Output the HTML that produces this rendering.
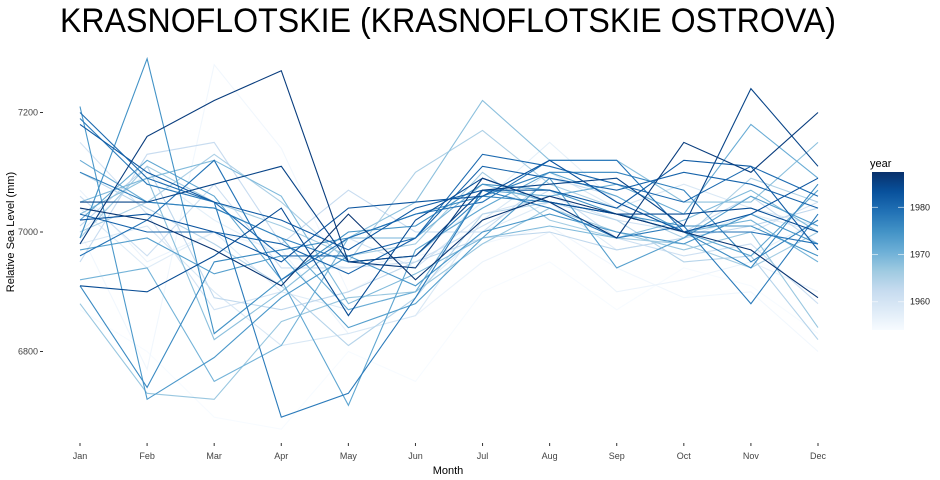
<!DOCTYPE html>
<html><head><meta charset="utf-8"><style>
body{margin:0;background:#fff;font-family:"Liberation Sans",sans-serif}
svg{display:block}
</style></head><body>
<svg id="chart" width="940" height="480">
<text x="60" y="32" font-size="34" textLength="776" lengthAdjust="spacingAndGlyphs" fill="#000">KRASNOFLOTSKIE (KRASNOFLOTSKIE OSTROVA)</text>
<g id="axes"></g>
<g id="lines"></g>
<g id="legend"></g>
<text x="448" y="474" font-size="11" text-anchor="middle" fill="#000">Month</text>
<text transform="translate(14,232) rotate(-90)" font-size="11" text-anchor="middle" fill="#000">Relative Sea Level (mm)</text>
</svg>
<script>
const months=["Jan","Feb","Mar","Apr","May","Jun","Jul","Aug","Sep","Oct","Nov","Dec"];
const yTicks=[6800,7000,7200];
const legendTicks=[1960,1970,1980];
const years=[1954,1955,1956,1957,1958,1959,1960,1961,1962,1963,1964,1965,1966,1967,1968,1969,1970,1971,1972,1973,1974,1975,1976,1977,1978,1979,1980,1981,1982,1983,1984,1985,1986,1987];
const values=[
[6870,6800,6690,6670,6800,6750,6900,6950,6870,6940,6910,6830],
[7000,6770,7280,7140,6900,6960,6980,7010,6940,6890,6900,6800],
[7070,6950,7000,6970,6830,6860,6950,7000,6900,6920,6950,6900],
[7000,7100,7020,6960,6940,6960,7050,7150,7050,7000,6960,7020],
[7040,6940,7000,6900,6870,6900,7000,7050,6970,6990,7030,7000],
[6980,7010,6900,6810,6830,6860,7020,7100,7040,7080,7040,7010],
[7150,7030,6870,6900,6990,6940,7030,7060,7020,7000,7000,7050],
[7060,6960,7080,6940,6940,6950,7010,7070,6990,6960,6980,6880],
[6950,7130,7150,6980,7070,7000,7000,7090,7060,7000,7060,6980],
[7010,7110,6890,6870,6900,6950,6990,7000,6970,6990,7010,7040],
[7100,7040,6980,6910,6810,6890,7030,7050,7020,6950,6960,6820],
[7000,7050,7130,7050,6950,7100,7170,7080,7040,6990,7090,7050],
[6990,7110,7050,7010,6960,6980,7100,7020,6990,6980,6940,7000],
[6880,6730,6720,6850,6890,6900,6980,7040,7000,6970,7000,6840],
[7030,7090,6820,6900,6990,7050,7220,7120,7120,7050,7050,7150],
[7050,7090,7120,7060,6880,6930,6990,7010,6990,7020,7070,7000],
[6920,6940,6750,6810,6990,6990,7080,7050,7030,7000,7020,6950],
[7120,7050,7040,6990,6870,6900,7070,7060,7080,7030,7180,7090],
[7020,7120,7060,6920,6710,6970,7040,7100,7060,7000,6960,7070],
[6970,6990,6930,6960,6840,6880,6990,7090,6940,6990,7060,7010],
[7210,6720,6790,6890,6960,6910,7000,7030,7000,6980,7030,6980],
[6990,7290,6830,6920,7000,7010,7080,7070,7030,7010,7010,6960],
[6910,6740,6950,6970,6990,7030,7060,7050,7030,7000,6940,7080],
[7100,7050,7040,6990,6950,6960,7060,7100,7100,7070,6950,7020],
[7190,7080,7050,6690,6730,6890,7070,7040,6990,7010,6880,7030],
[6960,7020,7120,6920,6990,7030,7050,7120,7120,7000,7000,6980],
[7200,7090,7050,6960,6960,6990,7130,7110,7080,7050,7110,7060],
[7030,7000,7000,6980,6930,6990,7110,7090,7070,7100,7080,7040],
[7180,7100,7050,7020,6970,7040,7070,7070,7040,7120,7110,6970],
[7020,7030,7000,6950,7040,7050,7060,7120,7050,7000,7030,7090],
[6910,6900,6960,7040,6860,7020,7090,7050,7030,7030,7040,7000],
[7050,7050,7080,7110,6950,6960,7070,7080,7090,7010,7240,7110],
[6980,7160,7220,7270,6950,6940,7090,7050,6990,7150,7100,7200],
[7040,7020,6970,6910,7030,6920,7020,7060,7030,7000,6970,6890]
];
const NS="http://www.w3.org/2000/svg";
const xScale=i=>80+i*(818-80)/11;
const yScale=v=>232-(v-7000)*(119.5/200);
const yMin=1954,yMax=1987.5;
const stops=[[247,251,255],[222,235,247],[198,219,239],[158,202,225],[107,174,214],[66,146,198],[33,113,181],[8,81,156],[8,48,107]];
function col(yr){let t=(yr-yMin)/(yMax-yMin);t=Math.max(0,Math.min(1,t))*(stops.length-1);const i=Math.min(Math.floor(t),stops.length-2),f=t-i;const c=stops[i].map((a,k)=>Math.round(a+(stops[i+1][k]-a)*f));return `rgb(${c})`;}
function mk(tag,attrs,parent){const e=document.createElementNS(NS,tag);for(const k in attrs)e.setAttribute(k,attrs[k]);parent.appendChild(e);return e;}
const axes=document.getElementById('axes');
months.forEach((m,i)=>{
  mk('line',{x1:xScale(i),x2:xScale(i),y1:443,y2:446,stroke:'#333'},axes);
  const t=mk('text',{x:xScale(i),y:459,'font-size':9,'text-anchor':'middle',fill:'#444'},axes);
  t.textContent=m;
  
  
});
yTicks.forEach(v=>{
  mk('line',{x1:40,x2:43,y1:yScale(v),y2:yScale(v),stroke:'#333'},axes);
  const t=mk('text',{x:38,y:yScale(v)+3,'font-size':9,'text-anchor':'end',fill:'#444'},axes);
  t.textContent=v;
  
  
});
const lg=document.getElementById('lines');
years.forEach((yr,j)=>{
  const d=values[j].map((v,i)=>(i?'L':'M')+xScale(i).toFixed(1)+','+yScale(v).toFixed(1)).join('');
  const p=mk('path',{d:d,fill:'none',stroke:col(yr),'stroke-width':1.1},lg);
  
  
});
const leg=document.getElementById('legend');
const lt=mk('text',{x:870,y:167,'font-size':11,fill:'#000'},leg);
lt.textContent='year';


const defs=mk('defs',{},leg);
const grad=mk('linearGradient',{id:'g',x1:0,y1:1,x2:0,y2:0},defs);
stops.forEach((s,i)=>mk('stop',{offset:i/(stops.length-1),'stop-color':`rgb(${s})`},grad));
const yc=yr=>330-(yr-yMin)/(yMax-yMin)*158;
const bar=mk('rect',{x:872,y:172,width:32,height:158,fill:'url(#g)'},leg);


legendTicks.forEach(yr=>{
  mk('line',{x1:872,x2:878,y1:yc(yr),y2:yc(yr),stroke:'#fff','stroke-opacity':0.6},leg);
  mk('line',{x1:898,x2:904,y1:yc(yr),y2:yc(yr),stroke:'#fff','stroke-opacity':0.6},leg);
  const t=mk('text',{x:910,y:yc(yr)+3,'font-size':9,fill:'#222'},leg);
  t.textContent=yr;
  
  
});
</script>
</body></html>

__WHAT IS ASKED__. Leaving the pictures aside, transcribe the entire listing exactly.

__ANSWER TO THIS TASK__.
Output the HTML that produces this rendering.
<!DOCTYPE html>
<html><head><meta charset="utf-8"><style>
body{margin:0;background:#fff;font-family:"Liberation Sans",sans-serif}
svg{display:block}
</style></head><body>
<svg id="chart" width="940" height="480">
<text x="60" y="32" font-size="34" textLength="776" lengthAdjust="spacingAndGlyphs" fill="#000">KRASNOFLOTSKIE (KRASNOFLOTSKIE OSTROVA)</text>
<g id="axes"></g>
<g id="lines"></g>
<g id="legend"></g>
<text x="448" y="474" font-size="11" text-anchor="middle" fill="#000">Month</text>
<text transform="translate(14,232) rotate(-90)" font-size="11" text-anchor="middle" fill="#000">Relative Sea Level (mm)</text>
</svg>
<script>
const months=["Jan","Feb","Mar","Apr","May","Jun","Jul","Aug","Sep","Oct","Nov","Dec"];
const yTicks=[6800,7000,7200];
const legendTicks=[1960,1970,1980];
const years=[1954,1955,1956,1957,1958,1959,1960,1961,1962,1963,1964,1965,1966,1967,1968,1969,1970,1971,1972,1973,1974,1975,1976,1977,1978,1979,1980,1981,1982,1983,1984,1985,1986,1987];
const values=[
[6870,6800,6690,6670,6800,6750,6900,6950,6870,6940,6910,6830],
[7000,6770,7280,7140,6900,6960,6980,7010,6940,6890,6900,6800],
[7070,6950,7000,6970,6830,6860,6950,7000,6900,6920,6950,6900],
[7000,7100,7020,6960,6940,6960,7050,7150,7050,7000,6960,7020],
[7040,6940,7000,6900,6870,6900,7000,7050,6970,6990,7030,7000],
[6980,7010,6900,6810,6830,6860,7020,7100,7040,7080,7040,7010],
[7150,7030,6870,6900,6990,6940,7030,7060,7020,7000,7000,7050],
[7060,6960,7080,6940,6940,6950,7010,7070,6990,6960,6980,6880],
[6950,7130,7150,6980,7070,7000,7000,7090,7060,7000,7060,6980],
[7010,7110,6890,6870,6900,6950,6990,7000,6970,6990,7010,7040],
[7100,7040,6980,6910,6810,6890,7030,7050,7020,6950,6960,6820],
[7000,7050,7130,7050,6950,7100,7170,7080,7040,6990,7090,7050],
[6990,7110,7050,7010,6960,6980,7100,7020,6990,6980,6940,7000],
[6880,6730,6720,6850,6890,6900,6980,7040,7000,6970,7000,6840],
[7030,7090,6820,6900,6990,7050,7220,7120,7120,7050,7050,7150],
[7050,7090,7120,7060,6880,6930,6990,7010,6990,7020,7070,7000],
[6920,6940,6750,6810,6990,6990,7080,7050,7030,7000,7020,6950],
[7120,7050,7040,6990,6870,6900,7070,7060,7080,7030,7180,7090],
[7020,7120,7060,6920,6710,6970,7040,7100,7060,7000,6960,7070],
[6970,6990,6930,6960,6840,6880,6990,7090,6940,6990,7060,7010],
[7210,6720,6790,6890,6960,6910,7000,7030,7000,6980,7030,6980],
[6990,7290,6830,6920,7000,7010,7080,7070,7030,7010,7010,6960],
[6910,6740,6950,6970,6990,7030,7060,7050,7030,7000,6940,7080],
[7100,7050,7040,6990,6950,6960,7060,7100,7100,7070,6950,7020],
[7190,7080,7050,6690,6730,6890,7070,7040,6990,7010,6880,7030],
[6960,7020,7120,6920,6990,7030,7050,7120,7120,7000,7000,6980],
[7200,7090,7050,6960,6960,6990,7130,7110,7080,7050,7110,7060],
[7030,7000,7000,6980,6930,6990,7110,7090,7070,7100,7080,7040],
[7180,7100,7050,7020,6970,7040,7070,7070,7040,7120,7110,6970],
[7020,7030,7000,6950,7040,7050,7060,7120,7050,7000,7030,7090],
[6910,6900,6960,7040,6860,7020,7090,7050,7030,7030,7040,7000],
[7050,7050,7080,7110,6950,6960,7070,7080,7090,7010,7240,7110],
[6980,7160,7220,7270,6950,6940,7090,7050,6990,7150,7100,7200],
[7040,7020,6970,6910,7030,6920,7020,7060,7030,7000,6970,6890]
];
const NS="http://www.w3.org/2000/svg";
const xScale=i=>80+i*(818-80)/11;
const yScale=v=>232-(v-7000)*(119.5/200);
const yMin=1954,yMax=1987.5;
const stops=[[247,251,255],[222,235,247],[198,219,239],[158,202,225],[107,174,214],[66,146,198],[33,113,181],[8,81,156],[8,48,107]];
function col(yr){let t=(yr-yMin)/(yMax-yMin);t=Math.max(0,Math.min(1,t))*(stops.length-1);const i=Math.min(Math.floor(t),stops.length-2),f=t-i;const c=stops[i].map((a,k)=>Math.round(a+(stops[i+1][k]-a)*f));return `rgb(${c})`;}
function mk(tag,attrs,parent){const e=document.createElementNS(NS,tag);for(const k in attrs)e.setAttribute(k,attrs[k]);parent.appendChild(e);return e;}
const axes=document.getElementById('axes');
months.forEach((m,i)=>{
  mk('line',{x1:xScale(i),x2:xScale(i),y1:443,y2:446,stroke:'#333'},axes);
  const t=mk('text',{x:xScale(i),y:459,'font-size':9,'text-anchor':'middle',fill:'#444'},axes);
  t.textContent=m;
  
  
});
yTicks.forEach(v=>{
  mk('line',{x1:40,x2:43,y1:yScale(v),y2:yScale(v),stroke:'#333'},axes);
  const t=mk('text',{x:38,y:yScale(v)+3,'font-size':9,'text-anchor':'end',fill:'#444'},axes);
  t.textContent=v;
  
  
});
const lg=document.getElementById('lines');
years.forEach((yr,j)=>{
  const d=values[j].map((v,i)=>(i?'L':'M')+xScale(i).toFixed(1)+','+yScale(v).toFixed(1)).join('');
  const p=mk('path',{d:d,fill:'none',stroke:col(yr),'stroke-width':1.1},lg);
  
  
});
const leg=document.getElementById('legend');
const lt=mk('text',{x:870,y:167,'font-size':11,fill:'#000'},leg);
lt.textContent='year';


const defs=mk('defs',{},leg);
const grad=mk('linearGradient',{id:'g',x1:0,y1:1,x2:0,y2:0},defs);
stops.forEach((s,i)=>mk('stop',{offset:i/(stops.length-1),'stop-color':`rgb(${s})`},grad));
const yc=yr=>330-(yr-yMin)/(yMax-yMin)*158;
const bar=mk('rect',{x:872,y:172,width:32,height:158,fill:'url(#g)'},leg);


legendTicks.forEach(yr=>{
  mk('line',{x1:872,x2:878,y1:yc(yr),y2:yc(yr),stroke:'#fff','stroke-opacity':0.6},leg);
  mk('line',{x1:898,x2:904,y1:yc(yr),y2:yc(yr),stroke:'#fff','stroke-opacity':0.6},leg);
  const t=mk('text',{x:910,y:yc(yr)+3,'font-size':9,fill:'#222'},leg);
  t.textContent=yr;
  
  
});
</script>
</body></html>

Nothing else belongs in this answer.